Aussie rules OK for FedEx takeover of TNT

The Australian Competition and Consumer Commission (ACCC) will not oppose FedEx’s proposed $4.8bn acquisition of TNT Express.
ACCC chairman Rod Sims said that the commmission had sought information and views from a range of interested parties including online retailers and suppliers of express services, adding: “Customers did not raise significant competition concerns with the ACCC”.
Sims stated: “Based on market inquiries and information provided by the merger parties, the ACCC determined that the proposed acquisition is unlikely to result in increased prices or reduced service levels.

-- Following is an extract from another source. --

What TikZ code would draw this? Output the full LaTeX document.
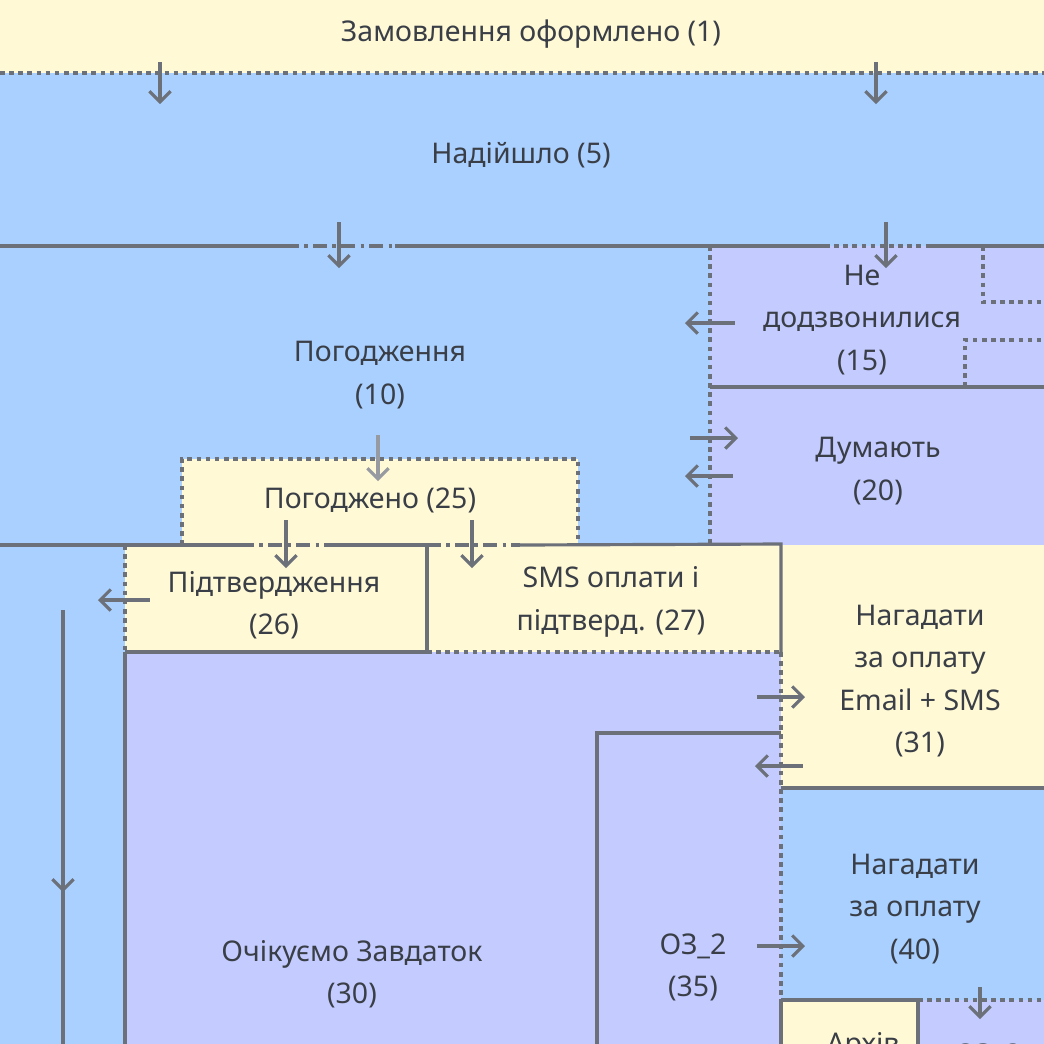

“The merged entity will continue to face significant competition, including from other international rivals with significant global delivery infrastructure and networks. The merged entity will also face a credible threat of new entry and expansion by rivals.”
He continued: “Customers of express services face low costs to switch suppliers. If the merged entity attempted to increase prices, most customers indicated they could move to other suppliers, most notably DHL or UPS.”
The ACCC consulted other international competition regulators in the course of its review, including the European Commission and the New Zealand Commerce Commission, which recently approved the proposed acquisition.
TNT’s takeover by US package and logistics giant FedEx is due to clear next year. Other regulators around the world are expected to approve the deal. As part of that regulatory hurdle-clearing, TNT said that it would sell off its freighter aircraft assets.